How the child murders of the 1980s taught me early who counts—and who doesn’t
I’m a child of the 1980s. The decade of Swiss child killers. That’s what I called it in my head from early on.
Before I even started kindergarten, I already knew: there are pretty, admired, valuable girls—and then there’s the rest. The pretty ones were slim, with long hair and dresses that looked expensive. Their parents were lawyers or architects, they lived in single-family houses with gardens and—if you really made it—maybe even a pool.
Then there were the middle-class girls. Also pretty, but something was “off by a detail”: their parents were “only” teachers or farmers, or they had braces. And then there was my category: the unpopular ones. The girls in practical clothes. The ones with the social-housing complexion. The ones who didn’t swim in pools but disappeared into apartment blocks.
My father was an unskilled factory worker. In Switzerland, that was a stigma that soaked through every pore of my childhood. My mother had a physical disability. I was fat, often unwashed, usually uncombed—and I didn’t care. Or: I pretended not to. Because somewhere deep down, I already knew I would never belong. Not to the pretty ones, not to the popular ones.

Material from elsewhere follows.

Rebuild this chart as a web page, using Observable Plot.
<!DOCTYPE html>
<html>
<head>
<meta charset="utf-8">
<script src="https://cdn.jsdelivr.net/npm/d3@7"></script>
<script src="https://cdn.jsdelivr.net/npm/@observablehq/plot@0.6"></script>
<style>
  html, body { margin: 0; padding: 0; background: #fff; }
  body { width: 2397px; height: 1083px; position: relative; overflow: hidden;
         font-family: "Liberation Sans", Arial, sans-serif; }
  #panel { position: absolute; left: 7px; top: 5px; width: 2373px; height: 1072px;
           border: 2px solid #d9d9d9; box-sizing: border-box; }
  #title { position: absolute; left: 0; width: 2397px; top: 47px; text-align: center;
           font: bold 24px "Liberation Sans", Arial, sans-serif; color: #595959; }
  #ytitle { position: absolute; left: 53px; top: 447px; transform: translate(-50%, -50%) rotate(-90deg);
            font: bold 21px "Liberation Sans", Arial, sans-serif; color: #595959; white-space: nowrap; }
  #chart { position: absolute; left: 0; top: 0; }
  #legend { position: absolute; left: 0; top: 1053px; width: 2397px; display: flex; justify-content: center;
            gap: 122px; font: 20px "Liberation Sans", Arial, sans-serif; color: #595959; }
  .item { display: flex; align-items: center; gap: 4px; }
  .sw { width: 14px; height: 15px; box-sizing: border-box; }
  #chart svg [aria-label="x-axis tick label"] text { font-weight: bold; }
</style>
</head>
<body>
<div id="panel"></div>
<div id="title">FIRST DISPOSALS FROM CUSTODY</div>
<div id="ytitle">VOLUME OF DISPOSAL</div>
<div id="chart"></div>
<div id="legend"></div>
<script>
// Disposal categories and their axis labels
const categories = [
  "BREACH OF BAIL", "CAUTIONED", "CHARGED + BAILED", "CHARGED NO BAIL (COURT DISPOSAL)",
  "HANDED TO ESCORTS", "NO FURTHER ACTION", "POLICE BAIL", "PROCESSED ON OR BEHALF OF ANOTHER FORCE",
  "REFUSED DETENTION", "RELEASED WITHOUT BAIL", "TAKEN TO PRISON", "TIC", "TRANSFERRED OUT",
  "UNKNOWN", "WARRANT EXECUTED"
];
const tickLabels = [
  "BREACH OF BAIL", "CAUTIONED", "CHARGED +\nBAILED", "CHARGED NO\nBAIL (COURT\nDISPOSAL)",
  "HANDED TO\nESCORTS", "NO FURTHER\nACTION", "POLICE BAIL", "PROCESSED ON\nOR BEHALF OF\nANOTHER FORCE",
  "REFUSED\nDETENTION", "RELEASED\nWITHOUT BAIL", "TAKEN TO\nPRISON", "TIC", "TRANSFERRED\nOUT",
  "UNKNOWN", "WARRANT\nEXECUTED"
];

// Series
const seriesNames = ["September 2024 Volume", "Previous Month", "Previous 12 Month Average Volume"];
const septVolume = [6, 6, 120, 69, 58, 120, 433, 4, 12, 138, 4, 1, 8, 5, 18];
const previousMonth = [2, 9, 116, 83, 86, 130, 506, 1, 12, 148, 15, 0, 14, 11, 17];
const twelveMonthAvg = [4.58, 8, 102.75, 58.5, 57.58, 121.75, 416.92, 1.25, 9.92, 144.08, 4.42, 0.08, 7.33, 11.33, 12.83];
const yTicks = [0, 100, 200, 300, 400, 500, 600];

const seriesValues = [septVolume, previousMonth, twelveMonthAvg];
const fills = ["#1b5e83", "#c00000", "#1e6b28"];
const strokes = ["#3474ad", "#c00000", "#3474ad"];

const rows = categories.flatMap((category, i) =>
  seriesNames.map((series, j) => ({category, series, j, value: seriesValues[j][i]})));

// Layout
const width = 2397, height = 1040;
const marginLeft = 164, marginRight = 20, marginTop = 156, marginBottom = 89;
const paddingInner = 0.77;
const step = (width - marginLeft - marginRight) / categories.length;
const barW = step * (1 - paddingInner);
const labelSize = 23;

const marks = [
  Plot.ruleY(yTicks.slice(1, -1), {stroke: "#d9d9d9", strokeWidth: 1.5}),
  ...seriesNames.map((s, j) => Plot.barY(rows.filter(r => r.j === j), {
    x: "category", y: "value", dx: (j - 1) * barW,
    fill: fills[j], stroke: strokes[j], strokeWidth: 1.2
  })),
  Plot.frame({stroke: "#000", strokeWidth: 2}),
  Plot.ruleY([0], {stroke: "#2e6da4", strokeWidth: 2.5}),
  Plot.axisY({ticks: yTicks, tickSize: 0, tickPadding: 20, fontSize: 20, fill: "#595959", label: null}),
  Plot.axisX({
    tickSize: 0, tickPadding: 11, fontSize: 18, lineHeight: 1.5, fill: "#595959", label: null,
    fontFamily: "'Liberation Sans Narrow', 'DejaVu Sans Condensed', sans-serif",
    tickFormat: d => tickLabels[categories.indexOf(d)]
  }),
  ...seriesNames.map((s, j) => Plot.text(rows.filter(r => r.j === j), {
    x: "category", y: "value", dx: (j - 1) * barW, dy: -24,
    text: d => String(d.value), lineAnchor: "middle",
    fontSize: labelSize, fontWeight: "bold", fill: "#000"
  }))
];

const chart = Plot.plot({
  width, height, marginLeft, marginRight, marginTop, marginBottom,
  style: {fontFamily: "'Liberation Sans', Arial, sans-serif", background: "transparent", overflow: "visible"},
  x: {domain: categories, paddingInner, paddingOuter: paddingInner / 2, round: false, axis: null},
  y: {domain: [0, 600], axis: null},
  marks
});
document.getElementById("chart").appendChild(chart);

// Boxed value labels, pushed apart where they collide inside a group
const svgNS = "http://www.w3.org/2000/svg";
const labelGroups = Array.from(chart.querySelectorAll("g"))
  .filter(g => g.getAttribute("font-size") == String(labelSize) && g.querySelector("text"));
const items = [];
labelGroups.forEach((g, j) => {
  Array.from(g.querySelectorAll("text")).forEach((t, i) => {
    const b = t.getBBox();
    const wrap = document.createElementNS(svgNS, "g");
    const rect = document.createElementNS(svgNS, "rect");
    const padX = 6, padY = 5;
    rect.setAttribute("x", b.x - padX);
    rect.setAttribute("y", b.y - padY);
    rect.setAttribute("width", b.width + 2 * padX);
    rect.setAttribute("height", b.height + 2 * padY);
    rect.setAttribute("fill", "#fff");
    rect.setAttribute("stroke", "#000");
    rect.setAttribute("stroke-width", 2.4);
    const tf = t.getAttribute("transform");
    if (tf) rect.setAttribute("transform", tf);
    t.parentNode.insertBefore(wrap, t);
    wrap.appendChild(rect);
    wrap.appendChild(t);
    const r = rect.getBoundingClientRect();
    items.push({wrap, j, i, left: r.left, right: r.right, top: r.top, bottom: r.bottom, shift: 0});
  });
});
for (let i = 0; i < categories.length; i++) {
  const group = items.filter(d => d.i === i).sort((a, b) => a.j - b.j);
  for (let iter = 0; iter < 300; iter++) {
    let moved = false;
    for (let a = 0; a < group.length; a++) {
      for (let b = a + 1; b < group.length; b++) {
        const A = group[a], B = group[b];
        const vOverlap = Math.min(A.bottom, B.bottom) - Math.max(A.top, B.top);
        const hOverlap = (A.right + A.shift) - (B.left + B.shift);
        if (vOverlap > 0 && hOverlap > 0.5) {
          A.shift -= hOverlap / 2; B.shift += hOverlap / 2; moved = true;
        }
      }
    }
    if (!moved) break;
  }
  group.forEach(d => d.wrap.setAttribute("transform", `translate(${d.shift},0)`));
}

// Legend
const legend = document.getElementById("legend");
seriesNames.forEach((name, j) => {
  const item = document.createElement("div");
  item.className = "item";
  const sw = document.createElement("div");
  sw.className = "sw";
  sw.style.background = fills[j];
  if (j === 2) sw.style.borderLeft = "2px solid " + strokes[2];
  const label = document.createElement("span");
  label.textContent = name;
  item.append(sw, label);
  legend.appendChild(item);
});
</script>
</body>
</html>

I could read at five. And I read. Everything. Especially headlines. I stood in front of the village kiosk and drank in the newspaper covers like other kids licked ice cream. When the evening news reported missing or murdered children, I’d sit transfixed in front of the TV. I first watched “Aktenzeichen XY” in secret—until my mother gave up and cleared me a spot on the sofa.
And then I noticed something.
All those dead girls. All those missing children. They were pretty. Blonde. Delicate. Cute. “Conventionally beautiful,” we’d say today. And it dawned on me: I wasn’t even good enough for a child murderer. I didn’t qualify—even as a victim.
That was… comforting. And humiliating. Even the cruelest person in the world would have passed me by.
So I set out. Me, six years old, combing through forests, crawling through bushes, roaming forbidden places. I aimed for it. Including around the Witzwil prison, close to the campsite where my family spent weekends. I wanted to know what danger felt like. I wanted to provoke, to dare. And maybe, deep down, I wanted to disappear. So someone would finally notice I existed.
The idea of being abducted or murdered didn’t even seem terrible to me back then. It felt like a kind of justice. A form of attention. A little girl nobody would miss, searching for proof that she was real at all.